### THE REQUEST
Retype the records below from their first line through the line holding "bg.axis('off')", including both ends and no pictures.
─── DATASET EXCERPTS ───
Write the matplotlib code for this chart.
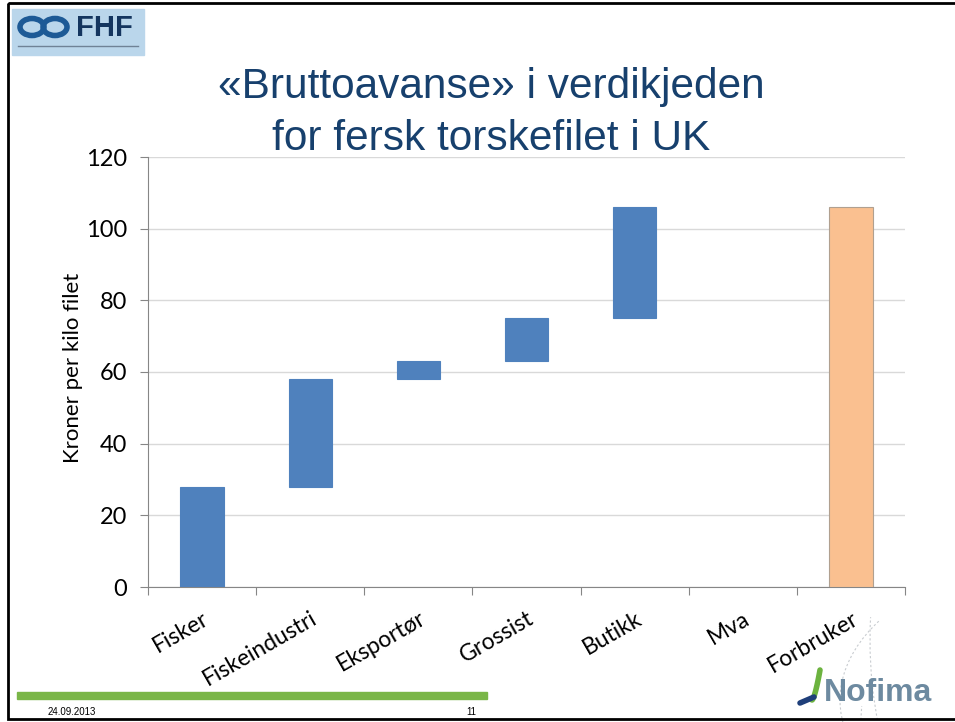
import matplotlib.pyplot as plt
import numpy as np
from matplotlib.patches import Rectangle, Arc, Ellipse

# Data
categories = ['Fisker', 'Fiskeindustri', 'Eksportør', 'Grossist', 'Butikk', 'Mva', 'Forbruker']
bar_bottom = [0, 28, 58, 63, 75, 106, 0]
bar_top = [28, 58, 63, 75, 106, 106, 106]
bar_colors = ['#4f81bd', '#4f81bd', '#4f81bd', '#4f81bd', '#4f81bd', '#4f81bd', '#fac090']
y_ticks = [0, 20, 40, 60, 80, 100, 120]

title_color = '#17406d'

fig = plt.figure(figsize=(9.55, 7.22), dpi=100)

# background layer in pixel coordinates (slide decorations)
bg = fig.add_axes([0, 0, 1, 1], zorder=0)
bg.set_xlim(0, 955)
bg.set_ylim(722, 0)
bg.axis('off')

# faint decorative dashed arcs
for (cx, cy, w, h, t1, t2) in [(1010, 760, 300, 720, 90, 200),
                               (960, 880, 720, 780, 100, 170),
                               (880, 900, 520, 560, 95, 175),
                               (760, 860, 320, 760, 60, 180),
                               (1100, 700, 520, 300, 120, 200),
                               (1000, 640, 260, 480, 95, 190)]:
    bg.add_patch(Arc((cx, cy), w, h, theta1=t1, theta2=t2, color='#c8ccd0',
                     lw=0.8, ls=(0, (2, 2))))

# slide frame
bg.add_patch(Rectangle((8, 3), 960, 716, fill=False, ec='black', lw=2))

# FHF logo
bg.add_patch(Rectangle((12, 9), 132, 46, color='#bad6eb'))
bg.add_patch(Ellipse((32, 27), 24, 17, fill=False, ec='#1d5a96', lw=4))
bg.add_patch(Ellipse((55, 27), 24, 17, fill=False, ec='#1d5a96', lw=4))
bg.text(104, 28, 'FHF', color='#14355f', fontsize=21, fontweight='bold',
        family='Liberation Sans', ha='center', va='center')
bg.plot([18, 138], [46, 46], color='#6f8296', lw=1)

# footer
bg.add_patch(Rectangle((17, 692), 470, 7, color='#7ab648'))
bg.text(48, 712, '24.09.2013', fontsize=7, family='Liberation Sans', va='center')
bg.text(466, 712, '11', fontsize=7, family='Liberation Sans', va='center')

# Nofima logo
t = np.linspace(0, 1, 30)
bg.plot(812 + 8 * t, 700 - 30 * t ** 1.5, color='#6cb33f', lw=4, solid_capstyle='round')
bg.plot(800 + 14 * t, 703 - 6 * t, color='#1f3f7a', lw=4, solid_capstyle='round')
bg.text(824, 693, 'Nofima', color='#6d8aa0', fontsize=23, fontweight='bold',
        family='Liberation Sans', va='center')

# title
bg.text(491, 87, '«Bruttoavanse» i verdikjeden', color=title_color, fontsize=30.5,
        family='Liberation Sans', ha='center', va='center')
bg.text(491, 139, 'for fersk torskefilet i UK', color=title_color, fontsize=30.5,
        family='Liberation Sans', ha='center', va='center')

# chart
ax = fig.add_axes([148 / 955, (722 - 587) / 722, 757 / 955, 430 / 722], zorder=1)
ax.patch.set_alpha(0)
x = np.arange(len(categories))
heights = [t_ - b for t_, b in zip(bar_top, bar_bottom)]
for i in range(len(categories)):
    ec = '#b0a090' if bar_colors[i] == '#fac090' else bar_colors[i]
    lw = 0.8 if heights[i] > 0 else 0
    ax.bar(x[i], heights[i], bottom=bar_bottom[i], width=0.4,
           color=bar_colors[i], edgecolor=ec, lw=lw, zorder=3)

ax.set_xlim(-0.5, len(categories) - 0.5)
ax.set_ylim(0, 120)
ax.set_yticks(y_ticks)
ax.set_yticklabels([str(v) for v in y_ticks], fontsize=17, family='Lato')
ax.yaxis.grid(True, color='#d9d9d9', lw=1, zorder=0)
ax.set_ylabel('Kroner per kilo filet', fontsize=16, family='Lato')
ax.yaxis.set_label_coords(-0.086, 0.51)

ax.set_xticks(np.arange(len(categories) + 1) - 0.5)
ax.set_xticklabels([])
ax.set_xticks(x, minor=True)
ax.set_xticklabels(categories, minor=True, rotation=30, ha='right',
                   rotation_mode='anchor', fontsize=16.5, family='Lato')
ax.tick_params(axis='x', which='minor', length=0, pad=15)
ax.tick_params(axis='x', which='major', length=6, color='#868686', direction='out')
ax.tick_params(axis='y', length=6, color='#868686', pad=9)

for s in ['top', 'right']:
    ax.spines[s].set_visible(False)
for s in ['left', 'bottom']:
    ax.spines[s].set_color('#868686')

fig.savefig('out.png', dpi=100)
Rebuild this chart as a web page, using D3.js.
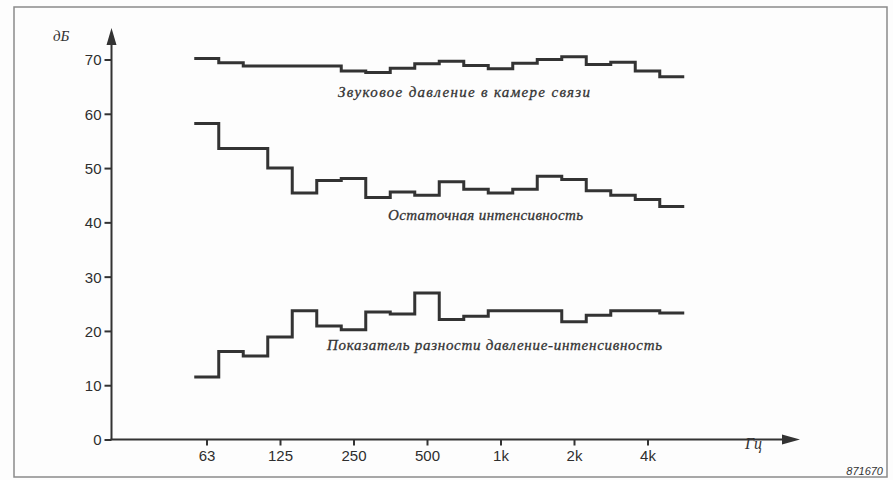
<!DOCTYPE html>
<html>
<head>
<meta charset="utf-8">
<script src="https://cdn.jsdelivr.net/npm/d3@7"></script>
<style>
  html, body { margin: 0; padding: 0; background: #fdfdfd; }
  svg { display: block; }
</style>
</head>
<body>
<svg id="chart" width="893" height="480"></svg>
<script>
// 1/3-octave bands from 63 Hz to 5 kHz
const bands = ["63","80","100","125","160","200","250","315","400","500","630","800","1k","1.25k","1.6k","2k","2.5k","3.15k","4k","5k"];
const tickLabels = ["63","125","250","500","1k","2k","4k"];
const yTicks = [0,10,20,30,40,50,60,70];

const soundPressure = [70.2,69.4,68.8,68.8,68.8,68.8,67.9,67.6,68.4,69.2,69.7,68.9,68.3,69.3,70.0,70.5,69.1,69.5,67.9,66.8];
const residualIntensity = [58.2,53.6,53.6,50.0,45.4,47.7,48.1,44.6,45.6,45.0,47.5,46.1,45.4,46.1,48.5,47.9,45.8,45.0,44.2,42.9];
const pressureIntensityIndex = [11.5,16.2,15.4,18.9,23.7,20.9,20.2,23.5,23.1,27.0,22.1,22.7,23.7,23.7,23.7,21.7,22.9,23.7,23.7,23.3];

const seriesLabels = [
  {text: "Звуковое давление в камере связи", series: soundPressure},
  {text: "Остаточная интенсивность", series: residualIntensity},
  {text: "Показатель разности давление-интенсивность", series: pressureIntensityIndex}
];

const svg = d3.select("#chart");
const ink = "#333";

// frame
svg.append("rect").attr("x", 14).attr("y", 7).attr("width", 873).attr("height", 470)
  .attr("fill", "none").attr("stroke", "#8a8a8a").attr("stroke-width", 1.5);

const x = d3.scaleLinear().domain([0, 18]).range([206.5, 647.5]); // band index
const y = d3.scaleLinear().domain([0, 70]).range([439.5, 59.5]);
const x0 = 111.5;

// y axis
const yAxis = d3.axisLeft(y).tickValues(yTicks).tickSize(7).tickPadding(3).tickFormat(d3.format("d"));
const gy = svg.append("g").attr("transform", `translate(${x0},0)`).call(yAxis);
gy.select(".domain").remove();
gy.selectAll(".tick line").attr("stroke", ink).attr("stroke-width", 2);
gy.selectAll(".tick text").attr("fill", "#2e2e2e").attr("font-family", "Liberation Sans, Arial, sans-serif").attr("font-size", 15).attr("dy", "0.36em");
svg.append("line").attr("x1", x0).attr("x2", x0).attr("y1", y(0)).attr("y2", 40)
  .attr("stroke", ink).attr("stroke-width", 2);
svg.append("path").attr("d", `M${x0},28 L${x0-5},45 L${x0+5},45 Z`).attr("fill", ink);

// x axis
const xAxis = d3.axisBottom(x).tickValues(d3.range(0, 19, 3)).tickSize(6).tickPadding(5)
  .tickFormat((d, i) => tickLabels[i]);
const gx = svg.append("g").attr("transform", `translate(0,${y(0)})`).call(xAxis);
gx.select(".domain").remove();
gx.selectAll(".tick line").attr("stroke", ink).attr("stroke-width", 2);
gx.selectAll(".tick text").attr("fill", "#2e2e2e").attr("font-family", "Liberation Sans, Arial, sans-serif").attr("font-size", 15);
svg.append("line").attr("x1", x0 - 1).attr("x2", 784).attr("y1", y(0)).attr("y2", y(0))
  .attr("stroke", ink).attr("stroke-width", 2);
svg.append("path").attr("d", `M800,${y(0)} L782,${y(0)-5} L782,${y(0)+5} Z`).attr("fill", ink);

// axis titles
svg.append("text").attr("x", 53).attr("y", 41).text("дБ")
  .attr("font-family", "Liberation Serif, serif").attr("font-style", "italic").attr("font-size", 15).attr("fill", "#333");
svg.append("text").attr("x", 745).attr("y", 449).text("Гц")
  .attr("font-family", "Liberation Serif, serif").attr("font-style", "italic").attr("font-size", 16).attr("fill", "#333");
svg.append("text").attr("x", 883).attr("y", 475).attr("text-anchor", "end").text("871670")
  .attr("font-family", "Liberation Sans, Arial, sans-serif").attr("font-style", "italic").attr("font-size", 11).attr("fill", "#333");

// step lines
const line = d3.line().x(d => x(d[0])).y(d => y(d[1])).curve(d3.curveStepAfter);
[soundPressure, residualIntensity, pressureIntensityIndex].forEach(s => {
  const pts = s.map((v, i) => [i - 0.5, v]);
  pts.push([s.length - 0.5, s[s.length - 1]]);
  svg.append("path").attr("d", line(pts)).attr("fill", "none")
    .attr("stroke", ink).attr("stroke-width", 3).attr("stroke-linejoin", "miter");
});

// series labels
const labelPos = [[338, 97, 252], [388, 220, 195], [327, 350, 335]];
seriesLabels.forEach((l, i) => {
  svg.append("text").attr("x", labelPos[i][0]).attr("y", labelPos[i][1]).text(l.text)
    .attr("textLength", labelPos[i][2]).attr("lengthAdjust", "spacing")
    .attr("font-family", "Liberation Serif, serif").attr("font-style", "italic")
    .attr("font-size", 15).attr("fill", "#333").attr("stroke", "#333").attr("stroke-width", 0.3);
});
</script>
</body>
</html>
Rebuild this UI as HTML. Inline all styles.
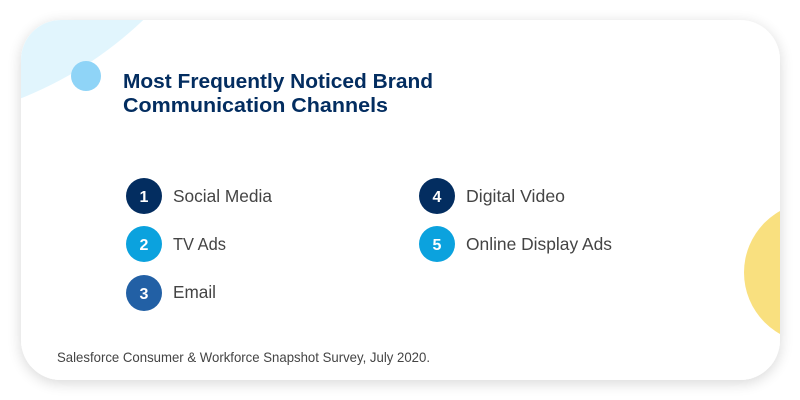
<!DOCTYPE html>
<html>
<head>
<meta charset="utf-8">
<style>
html,body{margin:0;padding:0;background:#ffffff;width:800px;height:400px;overflow:hidden;}
svg{display:block;}
</style>
</head>
<body>
<svg width="800" height="400" viewBox="0 0 800 400" xmlns="http://www.w3.org/2000/svg">
  <defs>
    <filter id="sh" x="-10%" y="-20%" width="120%" height="140%">
      <feGaussianBlur in="SourceAlpha" stdDeviation="7"/>
      <feOffset dx="0" dy="3" result="b"/>
      <feComponentTransfer><feFuncA type="linear" slope="0.16"/></feComponentTransfer>
      <feMerge><feMergeNode/><feMergeNode in="SourceGraphic"/></feMerge>
    </filter>
    <clipPath id="card">
      <rect x="21" y="20" width="759" height="360" rx="40" ry="40"/>
    </clipPath>
  </defs>
  <rect x="21" y="20" width="759" height="360" rx="40" ry="40" fill="#ffffff" filter="url(#sh)"/>
  <g clip-path="url(#card)">
    <circle cx="-119" cy="-255" r="380" fill="#e1f5fd"/>
    <circle cx="814.5" cy="272.5" r="70.5" fill="#f9e07f"/>
  </g>
  <circle cx="86" cy="76" r="15" fill="#8fd4f7"/>

  <g font-family="Liberation Sans, sans-serif" font-weight="bold" font-size="20.5" fill="#032d60">
    <text x="123" y="88" textLength="310" lengthAdjust="spacingAndGlyphs">Most Frequently Noticed Brand</text>
    <text x="123" y="112" textLength="265" lengthAdjust="spacingAndGlyphs">Communication Channels</text>
  </g>

  <circle cx="144" cy="196" r="18" fill="#032d60"/>
  <circle cx="144" cy="244" r="18" fill="#0ba2de"/>
  <circle cx="144" cy="293" r="18" fill="#2260a5"/>
  <circle cx="437" cy="196" r="18" fill="#032d60"/>
  <circle cx="437" cy="244" r="18" fill="#0ba2de"/>

  <g font-family="Liberation Sans, sans-serif" font-weight="bold" font-size="16" fill="#ffffff" text-anchor="middle">
    <text x="144" y="202">1</text>
    <text x="144" y="250">2</text>
    <text x="144" y="299">3</text>
    <text x="437" y="202">4</text>
    <text x="437" y="250">5</text>
  </g>

  <g font-family="Liberation Sans, sans-serif" font-size="17.5" fill="#444444">
    <text x="173" y="202" textLength="99" lengthAdjust="spacingAndGlyphs">Social Media</text>
    <text x="173" y="250" textLength="53" lengthAdjust="spacingAndGlyphs">TV Ads</text>
    <text x="173" y="298" textLength="43" lengthAdjust="spacingAndGlyphs">Email</text>
    <text x="466" y="202" textLength="99" lengthAdjust="spacingAndGlyphs">Digital Video</text>
    <text x="466" y="250" textLength="146" lengthAdjust="spacingAndGlyphs">Online Display Ads</text>
  </g>

  <text x="57" y="362" font-family="Liberation Sans, sans-serif" font-size="14" fill="#444444" textLength="373" lengthAdjust="spacingAndGlyphs">Salesforce Consumer &amp; Workforce Snapshot Survey, July 2020.</text>
</svg>
</body>
</html>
───
### OUTPUT
Write the matplotlib code for this chart.
import matplotlib.pyplot as plt
import numpy as np
from matplotlib.patches import Rectangle, Arc, Ellipse

# Data
categories = ['Fisker', 'Fiskeindustri', 'Eksportør', 'Grossist', 'Butikk', 'Mva', 'Forbruker']
bar_bottom = [0, 28, 58, 63, 75, 106, 0]
bar_top = [28, 58, 63, 75, 106, 106, 106]
bar_colors = ['#4f81bd', '#4f81bd', '#4f81bd', '#4f81bd', '#4f81bd', '#4f81bd', '#fac090']
y_ticks = [0, 20, 40, 60, 80, 100, 120]

title_color = '#17406d'

fig = plt.figure(figsize=(9.55, 7.22), dpi=100)

# background layer in pixel coordinates (slide decorations)
bg = fig.add_axes([0, 0, 1, 1], zorder=0)
bg.set_xlim(0, 955)
bg.set_ylim(722, 0)
bg.axis('off')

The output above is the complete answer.